======== ENTRIES PROVIDED ========

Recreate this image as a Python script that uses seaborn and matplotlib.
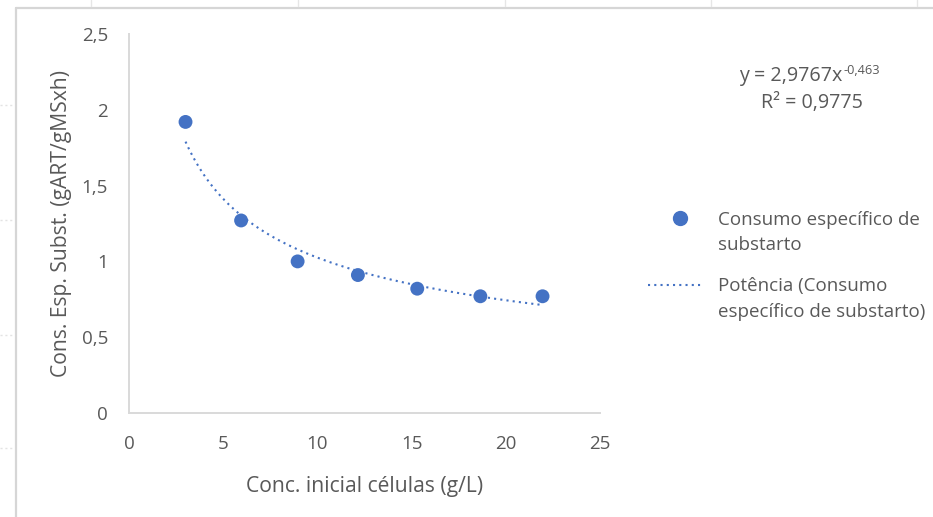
import numpy as np
import pandas as pd
import matplotlib
matplotlib.use("Agg")
import matplotlib.pyplot as plt
from matplotlib.lines import Line2D
import seaborn as sns

# Initial cell concentration (g/L) and specific substrate consumption
conc_inicial = [3.0, 5.95, 8.95, 12.15, 15.3, 18.65, 21.95]
consumo_especifico = [1.92, 1.27, 1.00, 0.91, 0.82, 0.77, 0.77]

# Power trendline coefficients: y = a * x^b
coef_a = 2.9767
coef_b = -0.463
r2_label = "0,9775"

x_ticks = [0, 5, 10, 15, 20, 25]
y_ticks = [0, 0.5, 1, 1.5, 2, 2.5]
y_tick_labels = ["0", "0,5", "1", "1,5", "2", "2,5"]

serie_label = ["Consumo específico de", "substarto"]
trend_label = ["Potência (Consumo", "específico de substarto)"]

BLUE = "#4472C4"
TEXT = "#595959"
AXIS = "#d9d9d9"
FS = 13.5        # tick labels, legend
FS_EQ = 14.2     # trendline equation
FS_TITLE = 15.2  # axis titles

sns.set_theme(style="white")
plt.rcParams["font.family"] = ["Open Sans", "DejaVu Sans"]

W, H = 933, 517
fig = plt.figure(figsize=(W / 100, H / 100), dpi=100)
fig.patch.set_facecolor("white")


def fx(px):
    return px / W


def fy(py):
    return 1 - py / H


ax = fig.add_axes([fx(129), fy(413), fx(600) - fx(129), fy(34) - fy(413)])

df = pd.DataFrame({"conc": conc_inicial, "consumo": consumo_especifico})

# fitted power curve over the measured range
xs = np.linspace(min(conc_inicial), max(conc_inicial), 300)
trend = pd.DataFrame({"conc": xs, "consumo": coef_a * xs ** coef_b})

sns.scatterplot(data=df, x="conc", y="consumo", ax=ax, s=100, color=BLUE,
                edgecolor="none", zorder=3, legend=False)
sns.lineplot(data=trend, x="conc", y="consumo", ax=ax, color=BLUE, lw=1.5,
             linestyle=(0, (1, 2)), dash_capstyle="butt", zorder=4, legend=False)

ax.set_xlim(0, 25)
ax.set_ylim(0, 2.5)
ax.set_xticks(x_ticks)
ax.set_xticklabels([str(t) for t in x_ticks])
ax.set_yticks(y_ticks)
ax.set_yticklabels(y_tick_labels)
ax.tick_params(axis="both", length=0, labelsize=FS, labelcolor=TEXT)
ax.tick_params(axis="y", pad=15)
ax.tick_params(axis="x", pad=15.5)
ax.grid(False)
for side in ("top", "right"):
    ax.spines[side].set_visible(False)
for side in ("left", "bottom"):
    ax.spines[side].set_color(AXIS)
    ax.spines[side].set_linewidth(1.4)

ax.set_xlabel("Conc. inicial células (g/L)", fontsize=FS_TITLE, color=TEXT, labelpad=17)
ax.set_ylabel("Cons. Esp. Subst. (gART/gMSxh)", fontsize=FS_TITLE, color=TEXT, labelpad=7)

# trendline equation and R²
eq = fig.text(fx(739), fy(81), "y = 2,9767x", fontsize=FS_EQ, color=TEXT,
              ha="left", va="baseline")
ax.annotate("-0,463", xy=(1, 0), xycoords=eq, xytext=(0.5, 9),
            textcoords="offset points", fontsize=FS * 0.68, color=TEXT,
            ha="left", va="baseline")
fig.text(fx(812), fy(108), f"R² = {r2_label}", fontsize=FS_EQ, color=TEXT,
         ha="center", va="baseline")

# legend keys and labels
fig.add_artist(Line2D([fx(680)], [fy(218)], transform=fig.transFigure,
                      marker="o", markersize=10, color=BLUE, linestyle="none"))
fig.add_artist(Line2D([fx(648), fx(702)], [fy(285), fy(285)],
                      transform=fig.transFigure, color=BLUE, lw=1.5,
                      linestyle=(0, (1, 2)), dash_capstyle="butt"))
for i, line in enumerate(serie_label):
    fig.text(fx(718), fy(225 + 25.5 * i), line, fontsize=FS, color=TEXT,
             ha="left", va="baseline")
for i, line in enumerate(trend_label):
    fig.text(fx(718), fy(291.5 + 25.5 * i), line, fontsize=FS, color=TEXT,
             ha="left", va="baseline")

# surrounding sheet frame and cell gridlines
FRAME = "#d6d6d6"
fig.add_artist(Line2D([fx(16), 1], [fy(7.5), fy(7.5)], transform=fig.transFigure,
                      color=FRAME, lw=1.6))
fig.add_artist(Line2D([fx(16), fx(16)], [fy(7.5), 0], transform=fig.transFigure,
                      color=FRAME, lw=1.6))
for px in (91, 298, 505, 711, 917):
    fig.add_artist(Line2D([fx(px), fx(px)], [1, fy(6)], transform=fig.transFigure,
                          color="#e6e6e6", lw=1.0))
for py in (105, 220, 335, 448):
    fig.add_artist(Line2D([0, fx(13)], [fy(py), fy(py)], transform=fig.transFigure,
                          color="#e3e3e3", lw=1.0, linestyle=(0, (1.5, 2))))

fig.savefig("out.png", dpi=100)
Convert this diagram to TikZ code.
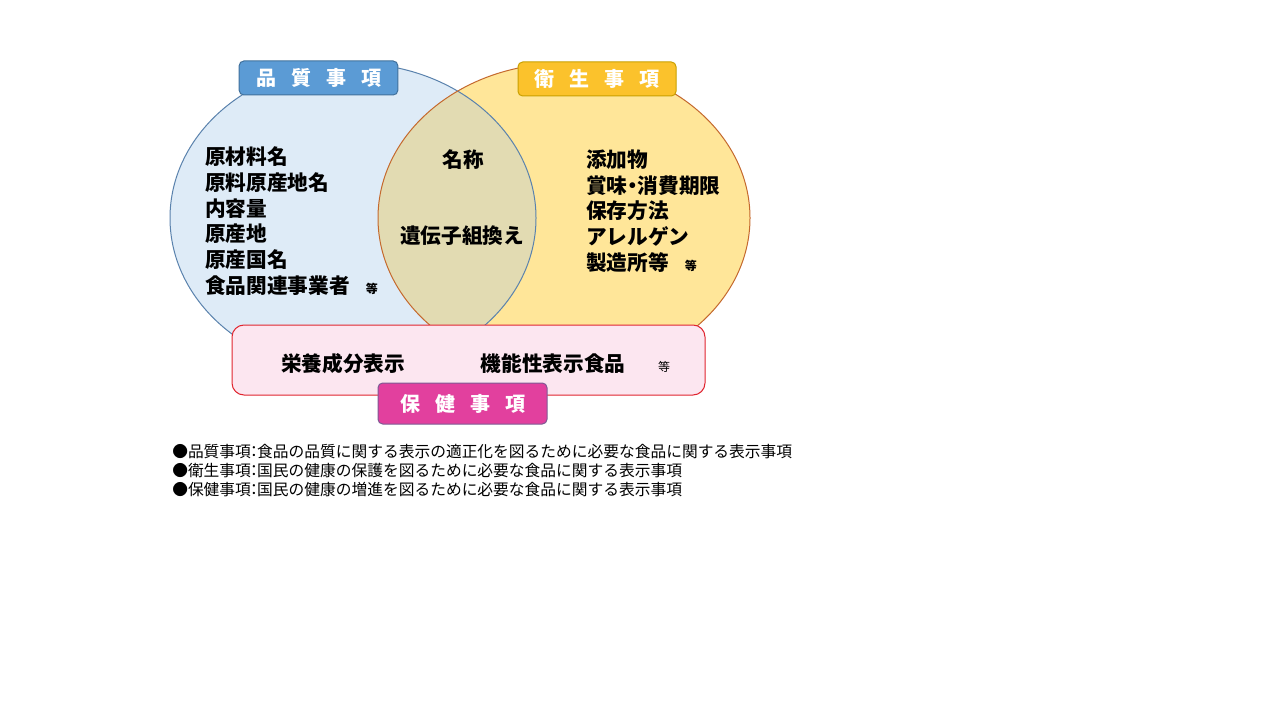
\documentclass[tikz,border=0pt]{standalone}
\usepackage{fontspec}
\setmainfont{Noto Sans CJK JP}
\usetikzlibrary{shapes.geometric}
\definecolor{qfill}{HTML}{DEEBF7}
\definecolor{qline}{HTML}{5A82AD}
\definecolor{efill}{HTML}{FFE699}
\definecolor{eline}{HTML}{C4692E}
\definecolor{both}{HTML}{E2DBB2}
\definecolor{qlab}{HTML}{5B9BD5}
\definecolor{qlabline}{HTML}{41719C}
\definecolor{elab}{HTML}{FBC22C}
\definecolor{elabline}{HTML}{C9A000}
\definecolor{hlab}{HTML}{E2409E}
\definecolor{hlabline}{HTML}{7E5A94}
\definecolor{hfill}{HTML}{FCE6F0}
\definecolor{hline}{HTML}{E0252F}
\tikzset{
  listtext/.style={font=\fontsize{15.5}{19.3}\selectfont\bfseries, align=left, inner sep=0pt, text=black},
  midtext/.style={font=\fontsize{15.5}{19.3}\selectfont\bfseries, inner sep=0pt, text=black},
  labelbox/.style={rounded corners=3.5pt, line width=0.75pt, text=white, inner sep=0pt,
    font=\fontsize{15}{15}\selectfont\bfseries},
  notetext/.style={font=\fontsize{11.8}{14.25}\selectfont, align=left, inner sep=0pt, anchor=west}
}
\newcommand{\tosmall}{\fontsize{9}{9}\selectfont 等}
\newcommand{\ncolon}{\kern-0.3em：\kern-0.3em}
\newcommand{\ndot}{\kern-0.25em・\kern-0.25em}
\begin{document}
\begin{tikzpicture}[x=0.75pt,y=-0.75pt]
\useasboundingbox (0,0) rectangle (1280,720);
\fill[white] (0,0) rectangle (1280,720);
% ellipses
\coordinate (qc) at (353,218);
\coordinate (ec) at (564,218);
\fill[qfill] (qc) ellipse [x radius=137.25pt, y radius=116pt];
\fill[efill] (ec) ellipse [x radius=139.5pt, y radius=116pt];
\begin{scope}
  \clip (qc) ellipse [x radius=137.25pt, y radius=116pt];
  \fill[both] (ec) ellipse [x radius=139.5pt, y radius=116pt];
\end{scope}
\draw[qline, line width=0.75pt] (qc) ellipse [x radius=137.25pt, y radius=116pt];
\draw[eline, line width=0.75pt] (ec) ellipse [x radius=139.5pt, y radius=116pt];
% label boxes top
\node[labelbox, fill=qlab, draw=qlabline, minimum width=119pt, minimum height=25.5pt] (qlabel) at (318.5,78)
  {品\hspace{0.75em}質\hspace{0.75em}事\hspace{0.75em}項};
\node[labelbox, fill=elab, draw=elabline, minimum width=118.5pt, minimum height=25.5pt] (elabel) at (597,79)
  {衛\hspace{0.75em}生\hspace{0.75em}事\hspace{0.75em}項};
% left list
\node[listtext, anchor=west] (qlist) at (205,221)
  {原材料名\\原料原産地名\\内容量\\原産地\\原産国名\\食品関連事業者\hspace{12pt}\tosmall};
% middle
\node[midtext] (name) at (463,160) {名称};
\node[midtext] (gmo) at (462,236) {遺伝子組換え};
% right list
\node[listtext, anchor=west] (elist) at (586,211)
  {添加物\\賞味\ndot 消費期限\\保存方法\\アレルゲン\\製造所等\hspace{12pt}\tosmall};
% bottom box
\node[draw=hline, fill=hfill, line width=0.75pt, rounded corners=9pt, minimum width=354.75pt, minimum height=52.5pt, inner sep=0pt] (hbox) at (468.5,360) {};
\node[midtext] (eiyo) at (343,364) {栄養成分表示};
\node[midtext] (kino) at (553,364) {機能性表示食品};
\node[inner sep=0pt, font=\fontsize{9}{9}\selectfont] (hto) at (664,367) {等};
\node[labelbox, fill=hlab, draw=hlabline, minimum width=126.75pt, minimum height=30.75pt] (hlabel) at (462.5,403.5)
  {保\hspace{0.75em}健\hspace{0.75em}事\hspace{0.75em}項};
% notes
\node[notetext] (n1) at (172,452) {●品質事項\ncolon 食品の品質に関する表示の適正化を図るために必要な食品に関する表示事項};
\node[notetext] (n2) at (172,471) {●衛生事項\ncolon 国民の健康の保護を図るために必要な食品に関する表示事項};
\node[notetext] (n3) at (172,490) {●保健事項\ncolon 国民の健康の増進を図るために必要な食品に関する表示事項};
\end{tikzpicture}
\end{document}
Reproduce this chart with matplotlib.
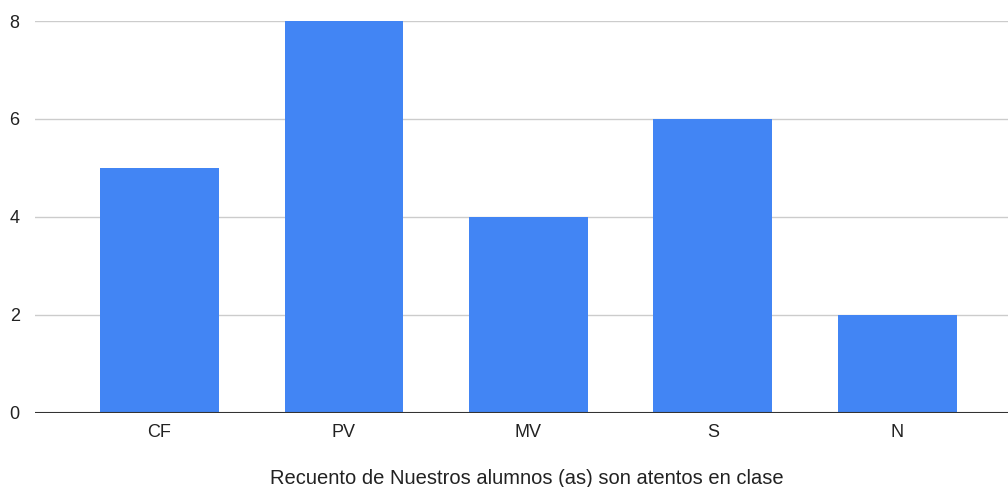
import matplotlib
matplotlib.use("Agg")
import matplotlib.pyplot as plt

categories = ["CF", "PV", "MV", "S", "N"]
values = [5, 8, 4, 6, 2]
yticks = [0, 2, 4, 6, 8]
xlabel = "Recuento de Nuestros alumnos (as) son atentos en clase"

plt.rcParams['font.family'] = ['Liberation Sans', 'DejaVu Sans']

fig = plt.figure(figsize=(10.08, 4.87), dpi=100)
ax = fig.add_axes([35/1008, 74.3/487, 1 - 35/1008, (412.7-21)/487])

x = list(range(len(categories)))
ax.bar(x, values, width=0.644, color="#4285F4", zorder=3)
ax.set_xlim(-0.675, 4.6)
ax.set_ylim(0, 8)
ax.set_yticks(yticks)
ax.set_yticklabels([str(v) for v in yticks], fontsize=13, color="#222222")
ax.set_xticks(x)
ax.set_xticklabels(categories, fontsize=13, color="#222222")
ax.grid(axis="y", color="#cccccc", linewidth=1, zorder=0)
ax.axhline(0, color="#333333", linewidth=1.5, zorder=4)
for s in ax.spines.values():
    s.set_visible(False)
ax.tick_params(axis="both", length=0)
ax.tick_params(axis="y", pad=11)
ax.tick_params(axis="x", pad=8)
fig.text(527/1008, 1 - 478/487, xlabel, fontsize=14.5, color="#222222",
         ha="center", va="center")
fig.savefig("out.png", dpi=100)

========

Only lines with "this" are wanted here; list each of them.

Recreate this image as a Python script that uses seaborn and matplotlib.
Convert this diagram to TikZ code.
Reproduce this chart with matplotlib.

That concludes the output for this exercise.